## YOUR GOAL
Copy everything in the data below exactly except the pictures.

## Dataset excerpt

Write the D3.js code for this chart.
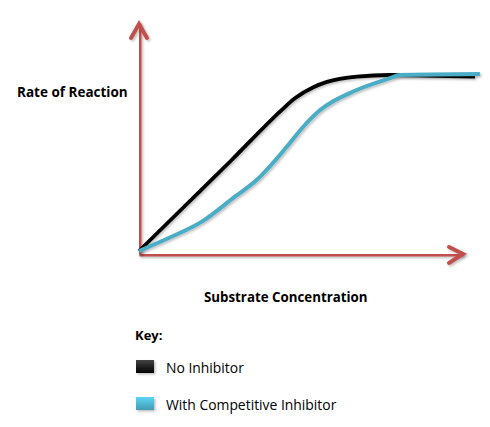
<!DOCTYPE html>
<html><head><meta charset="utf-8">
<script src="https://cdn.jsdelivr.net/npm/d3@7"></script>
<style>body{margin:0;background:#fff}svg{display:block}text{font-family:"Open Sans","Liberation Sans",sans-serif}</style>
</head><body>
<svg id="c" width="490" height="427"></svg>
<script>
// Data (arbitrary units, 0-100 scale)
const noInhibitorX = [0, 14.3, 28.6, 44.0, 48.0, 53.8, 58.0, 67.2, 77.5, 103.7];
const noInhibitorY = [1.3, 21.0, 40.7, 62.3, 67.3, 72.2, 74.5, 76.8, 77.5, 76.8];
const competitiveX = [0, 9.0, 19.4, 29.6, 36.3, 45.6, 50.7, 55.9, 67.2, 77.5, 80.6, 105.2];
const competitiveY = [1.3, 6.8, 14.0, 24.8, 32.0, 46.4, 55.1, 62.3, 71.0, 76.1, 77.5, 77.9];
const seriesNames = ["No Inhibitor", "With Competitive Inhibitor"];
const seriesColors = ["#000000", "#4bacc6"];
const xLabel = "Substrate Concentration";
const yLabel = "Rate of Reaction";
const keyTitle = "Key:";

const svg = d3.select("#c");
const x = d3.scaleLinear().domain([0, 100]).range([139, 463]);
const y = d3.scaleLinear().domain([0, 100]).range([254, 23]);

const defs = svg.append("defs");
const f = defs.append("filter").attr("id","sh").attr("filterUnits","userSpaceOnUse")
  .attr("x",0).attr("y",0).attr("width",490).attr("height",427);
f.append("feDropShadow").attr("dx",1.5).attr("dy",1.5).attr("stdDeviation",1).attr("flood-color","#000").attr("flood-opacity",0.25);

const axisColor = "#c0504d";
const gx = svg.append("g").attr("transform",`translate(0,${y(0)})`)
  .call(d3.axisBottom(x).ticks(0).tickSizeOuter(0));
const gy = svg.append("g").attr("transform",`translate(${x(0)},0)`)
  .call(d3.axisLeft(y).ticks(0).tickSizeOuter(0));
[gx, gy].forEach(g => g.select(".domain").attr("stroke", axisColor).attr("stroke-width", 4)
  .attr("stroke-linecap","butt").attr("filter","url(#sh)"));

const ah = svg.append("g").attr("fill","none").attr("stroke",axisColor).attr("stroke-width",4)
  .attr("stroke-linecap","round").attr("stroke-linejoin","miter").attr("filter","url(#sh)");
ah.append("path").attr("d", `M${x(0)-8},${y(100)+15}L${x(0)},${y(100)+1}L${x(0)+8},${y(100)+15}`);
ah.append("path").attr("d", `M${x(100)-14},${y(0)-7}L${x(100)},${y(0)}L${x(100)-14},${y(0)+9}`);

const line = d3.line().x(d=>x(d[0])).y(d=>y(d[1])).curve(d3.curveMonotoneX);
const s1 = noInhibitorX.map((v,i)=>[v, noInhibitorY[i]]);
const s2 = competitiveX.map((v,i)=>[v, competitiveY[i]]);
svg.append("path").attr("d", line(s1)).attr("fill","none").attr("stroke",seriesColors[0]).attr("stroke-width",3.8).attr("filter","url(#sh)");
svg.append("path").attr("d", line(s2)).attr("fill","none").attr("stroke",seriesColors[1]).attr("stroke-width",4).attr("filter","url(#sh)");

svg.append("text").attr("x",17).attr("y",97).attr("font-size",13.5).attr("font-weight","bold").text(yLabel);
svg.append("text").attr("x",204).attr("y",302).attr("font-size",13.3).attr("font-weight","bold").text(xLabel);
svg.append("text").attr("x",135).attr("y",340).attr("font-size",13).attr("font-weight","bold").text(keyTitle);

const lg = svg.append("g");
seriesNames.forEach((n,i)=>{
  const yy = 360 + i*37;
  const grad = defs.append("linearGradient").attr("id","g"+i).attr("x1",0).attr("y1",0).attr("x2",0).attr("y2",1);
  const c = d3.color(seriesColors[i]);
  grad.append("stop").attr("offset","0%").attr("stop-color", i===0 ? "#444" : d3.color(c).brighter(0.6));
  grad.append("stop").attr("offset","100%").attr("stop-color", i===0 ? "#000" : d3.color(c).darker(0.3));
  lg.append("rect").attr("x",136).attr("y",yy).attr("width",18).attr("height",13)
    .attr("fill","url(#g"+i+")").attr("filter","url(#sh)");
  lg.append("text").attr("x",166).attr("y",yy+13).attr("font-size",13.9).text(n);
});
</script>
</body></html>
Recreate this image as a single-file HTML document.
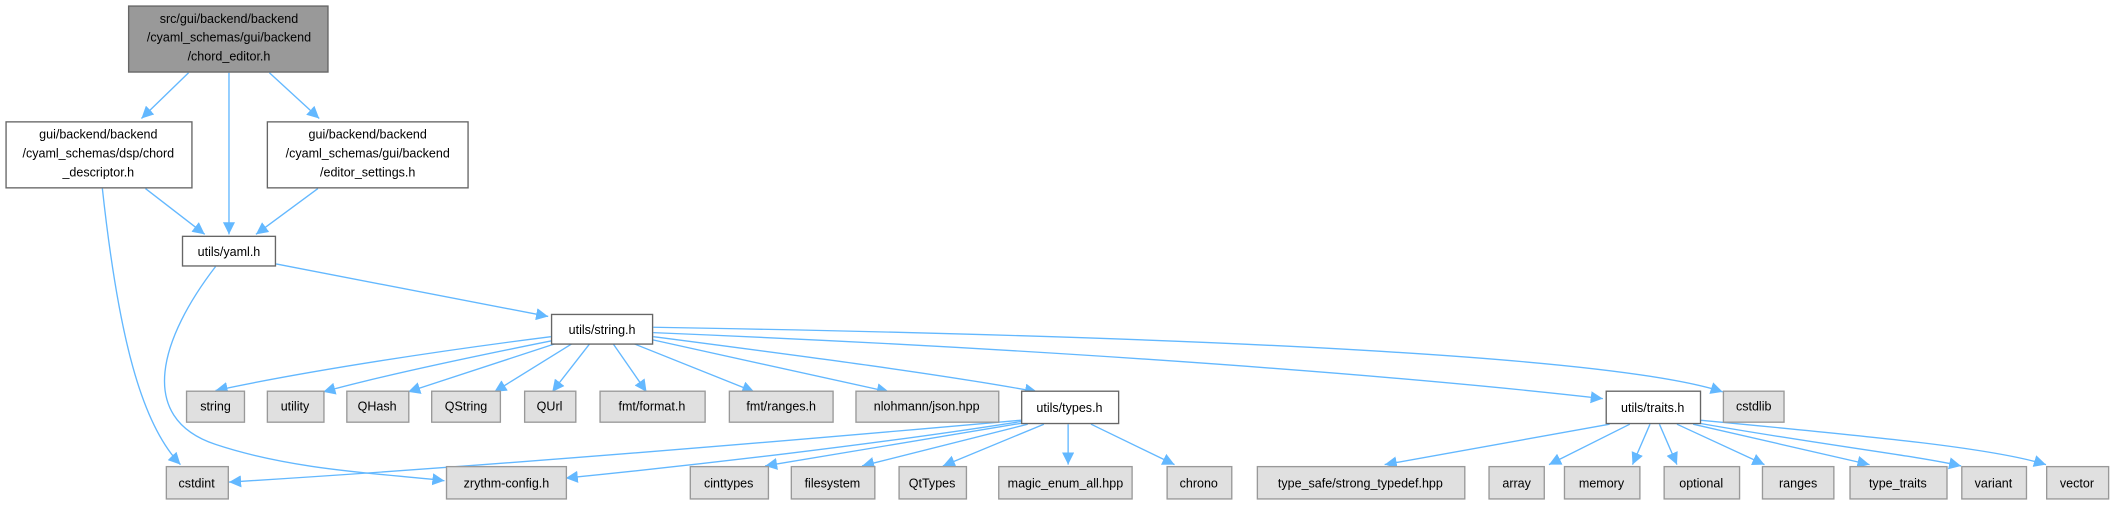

## COMPLETE OUTPUT
Write the D3.js code for this chart.
<!DOCTYPE html>
<html><head><meta charset="utf-8">
<script src="https://cdn.jsdelivr.net/npm/d3@7"></script>
<style>body{margin:0;background:#fff}svg{display:block}text{font-family:"Open Sans","Liberation Sans",sans-serif}</style>
</head><body>
<svg id="c" width="490" height="427"></svg>
<script>
// Data (arbitrary units, 0-100 scale)
const noInhibitorX = [0, 14.3, 28.6, 44.0, 48.0, 53.8, 58.0, 67.2, 77.5, 103.7];
const noInhibitorY = [1.3, 21.0, 40.7, 62.3, 67.3, 72.2, 74.5, 76.8, 77.5, 76.8];
const competitiveX = [0, 9.0, 19.4, 29.6, 36.3, 45.6, 50.7, 55.9, 67.2, 77.5, 80.6, 105.2];
const competitiveY = [1.3, 6.8, 14.0, 24.8, 32.0, 46.4, 55.1, 62.3, 71.0, 76.1, 77.5, 77.9];
const seriesNames = ["No Inhibitor", "With Competitive Inhibitor"];
const seriesColors = ["#000000", "#4bacc6"];
const xLabel = "Substrate Concentration";
const yLabel = "Rate of Reaction";
const keyTitle = "Key:";

const svg = d3.select("#c");
const x = d3.scaleLinear().domain([0, 100]).range([139, 463]);
const y = d3.scaleLinear().domain([0, 100]).range([254, 23]);

const defs = svg.append("defs");
const f = defs.append("filter").attr("id","sh").attr("filterUnits","userSpaceOnUse")
  .attr("x",0).attr("y",0).attr("width",490).attr("height",427);
f.append("feDropShadow").attr("dx",1.5).attr("dy",1.5).attr("stdDeviation",1).attr("flood-color","#000").attr("flood-opacity",0.25);

const axisColor = "#c0504d";
const gx = svg.append("g").attr("transform",`translate(0,${y(0)})`)
  .call(d3.axisBottom(x).ticks(0).tickSizeOuter(0));
const gy = svg.append("g").attr("transform",`translate(${x(0)},0)`)
  .call(d3.axisLeft(y).ticks(0).tickSizeOuter(0));
[gx, gy].forEach(g => g.select(".domain").attr("stroke", axisColor).attr("stroke-width", 4)
  .attr("stroke-linecap","butt").attr("filter","url(#sh)"));

const ah = svg.append("g").attr("fill","none").attr("stroke",axisColor).attr("stroke-width",4)
  .attr("stroke-linecap","round").attr("stroke-linejoin","miter").attr("filter","url(#sh)");
ah.append("path").attr("d", `M${x(0)-8},${y(100)+15}L${x(0)},${y(100)+1}L${x(0)+8},${y(100)+15}`);
ah.append("path").attr("d", `M${x(100)-14},${y(0)-7}L${x(100)},${y(0)}L${x(100)-14},${y(0)+9}`);

const line = d3.line().x(d=>x(d[0])).y(d=>y(d[1])).curve(d3.curveMonotoneX);
const s1 = noInhibitorX.map((v,i)=>[v, noInhibitorY[i]]);
const s2 = competitiveX.map((v,i)=>[v, competitiveY[i]]);
svg.append("path").attr("d", line(s1)).attr("fill","none").attr("stroke",seriesColors[0]).attr("stroke-width",3.8).attr("filter","url(#sh)");
svg.append("path").attr("d", line(s2)).attr("fill","none").attr("stroke",seriesColors[1]).attr("stroke-width",4).attr("filter","url(#sh)");

svg.append("text").attr("x",17).attr("y",97).attr("font-size",13.5).attr("font-weight","bold").text(yLabel);
svg.append("text").attr("x",204).attr("y",302).attr("font-size",13.3).attr("font-weight","bold").text(xLabel);
svg.append("text").attr("x",135).attr("y",340).attr("font-size",13).attr("font-weight","bold").text(keyTitle);

const lg = svg.append("g");
seriesNames.forEach((n,i)=>{
  const yy = 360 + i*37;
  const grad = defs.append("linearGradient").attr("id","g"+i).attr("x1",0).attr("y1",0).attr("x2",0).attr("y2",1);
  const c = d3.color(seriesColors[i]);
  grad.append("stop").attr("offset","0%").attr("stop-color", i===0 ? "#444" : d3.color(c).brighter(0.6));
  grad.append("stop").attr("offset","100%").attr("stop-color", i===0 ? "#000" : d3.color(c).darker(0.3));
  lg.append("rect").attr("x",136).attr("y",yy).attr("width",18).attr("height",13)
    .attr("fill","url(#g"+i+")").attr("filter","url(#sh)");
  lg.append("text").attr("x",166).attr("y",yy+13).attr("font-size",13.9).text(n);
});
</script>
</body></html>
Recreate this image as a single-file HTML document.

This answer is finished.